Ciao Roberta

Ciao Roberta

2007

 

 

Boatto: “un uomo ha perduto la propria donna… si sente pieno di vuoto”. È un vuoto da dipingere, un vuoto che dialoga, parla perché la pittura ha una sua oralità, una sua voce, anche una sua intimità.

Ho letto con gli occhi le sue cose più personali: dalle pantofole, alle borse, ai cappelli di paglia alla sua veloce bicicletta: una collezione di oggetti che non mi ero mai accorto nella quotidianità perché appaiono solo nell’isolamento, nell’abbandono (lo spessore dell’evidenza).

È un guardaroba d’affetti, sono lettere (i quadri) che attendono Godot ma un pittore deve credere nell’invisibile.

 

Le mani accarezzano e ritoccano pom-pon rossi e superstiziosi.

 

I quadri sono morbidi, non sono luttuosi, sono luminosi perché ogni persona ha in sé un suo colore e mia moglie indossava abiti e il vestirsi, per lei, era un modo di essere: soggettivo e inteso come “seconda pelle”, come il bianco luminoso del suo portamento.

Non ho chiesto niente di spettacolare e niente di sensazionale. Ho visto e ricordato cose di ieri con gli occhi di oggi.

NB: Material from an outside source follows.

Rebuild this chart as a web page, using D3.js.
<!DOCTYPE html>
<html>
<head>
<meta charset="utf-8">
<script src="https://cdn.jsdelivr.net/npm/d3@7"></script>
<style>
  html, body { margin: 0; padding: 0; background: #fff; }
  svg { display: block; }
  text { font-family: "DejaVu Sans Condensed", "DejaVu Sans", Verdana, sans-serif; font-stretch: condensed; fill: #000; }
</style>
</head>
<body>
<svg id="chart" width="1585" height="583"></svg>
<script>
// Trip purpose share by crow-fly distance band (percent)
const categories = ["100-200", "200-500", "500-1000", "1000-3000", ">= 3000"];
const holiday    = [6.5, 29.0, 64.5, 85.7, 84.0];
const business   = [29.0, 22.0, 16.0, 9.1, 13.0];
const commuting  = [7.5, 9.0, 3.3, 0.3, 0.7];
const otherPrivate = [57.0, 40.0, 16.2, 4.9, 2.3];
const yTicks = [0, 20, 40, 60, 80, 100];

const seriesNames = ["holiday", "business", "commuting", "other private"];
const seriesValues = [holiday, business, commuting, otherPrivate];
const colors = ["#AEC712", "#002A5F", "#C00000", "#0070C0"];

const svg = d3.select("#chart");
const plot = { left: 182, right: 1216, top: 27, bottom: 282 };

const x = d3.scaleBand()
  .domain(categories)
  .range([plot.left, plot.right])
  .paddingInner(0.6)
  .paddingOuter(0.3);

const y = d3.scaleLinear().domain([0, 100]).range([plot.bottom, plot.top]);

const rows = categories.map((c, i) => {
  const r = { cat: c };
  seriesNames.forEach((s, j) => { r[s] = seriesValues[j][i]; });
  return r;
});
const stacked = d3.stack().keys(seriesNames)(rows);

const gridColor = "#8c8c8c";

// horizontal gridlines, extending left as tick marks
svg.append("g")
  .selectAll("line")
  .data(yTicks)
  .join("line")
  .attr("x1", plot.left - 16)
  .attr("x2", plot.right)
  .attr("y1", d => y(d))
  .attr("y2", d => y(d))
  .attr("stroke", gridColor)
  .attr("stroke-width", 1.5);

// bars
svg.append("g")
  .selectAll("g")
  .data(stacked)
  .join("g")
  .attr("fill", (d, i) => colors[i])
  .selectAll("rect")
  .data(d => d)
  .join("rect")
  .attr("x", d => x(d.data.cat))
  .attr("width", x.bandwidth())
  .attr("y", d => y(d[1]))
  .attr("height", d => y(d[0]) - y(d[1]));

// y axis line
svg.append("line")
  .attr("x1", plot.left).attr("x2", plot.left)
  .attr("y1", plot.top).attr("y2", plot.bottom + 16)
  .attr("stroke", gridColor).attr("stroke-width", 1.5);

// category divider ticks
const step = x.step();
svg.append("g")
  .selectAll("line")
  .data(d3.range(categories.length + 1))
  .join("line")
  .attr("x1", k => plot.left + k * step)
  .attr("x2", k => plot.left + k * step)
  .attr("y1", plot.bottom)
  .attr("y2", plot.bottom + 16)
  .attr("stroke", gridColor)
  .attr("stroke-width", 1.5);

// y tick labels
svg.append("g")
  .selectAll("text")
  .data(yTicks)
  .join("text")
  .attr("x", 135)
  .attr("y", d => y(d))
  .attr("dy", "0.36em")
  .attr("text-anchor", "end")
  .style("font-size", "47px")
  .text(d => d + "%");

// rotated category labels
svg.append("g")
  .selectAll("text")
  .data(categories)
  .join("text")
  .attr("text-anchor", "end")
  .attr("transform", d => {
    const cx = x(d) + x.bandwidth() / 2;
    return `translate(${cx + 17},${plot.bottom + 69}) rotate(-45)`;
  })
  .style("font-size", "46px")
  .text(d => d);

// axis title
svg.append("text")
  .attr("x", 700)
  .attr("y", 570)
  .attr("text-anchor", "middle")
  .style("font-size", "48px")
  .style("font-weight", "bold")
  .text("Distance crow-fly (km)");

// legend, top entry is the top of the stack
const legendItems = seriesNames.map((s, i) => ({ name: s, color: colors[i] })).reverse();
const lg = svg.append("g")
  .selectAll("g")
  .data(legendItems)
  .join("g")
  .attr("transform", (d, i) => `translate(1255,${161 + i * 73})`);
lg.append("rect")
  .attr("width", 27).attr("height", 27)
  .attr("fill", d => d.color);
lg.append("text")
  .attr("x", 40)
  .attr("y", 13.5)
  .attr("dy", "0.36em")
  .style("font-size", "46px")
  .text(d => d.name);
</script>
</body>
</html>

Le cose della propria compagna vanno dette e dipinte con pudore e col silenzio intrecciato e infetto dalla solitudine.

Esiste quindi un privato ri-trovato contro un pubblico globalizzato, un privato che la pittura custodisce.

 

I quadri pur silenziosi, producono, paradossalmente, un eco “pieno di vuoto”, una profondità intima e nascosta per potermi riparare.

Ho sempre voluto tramare, ora vorrei solo tramandare.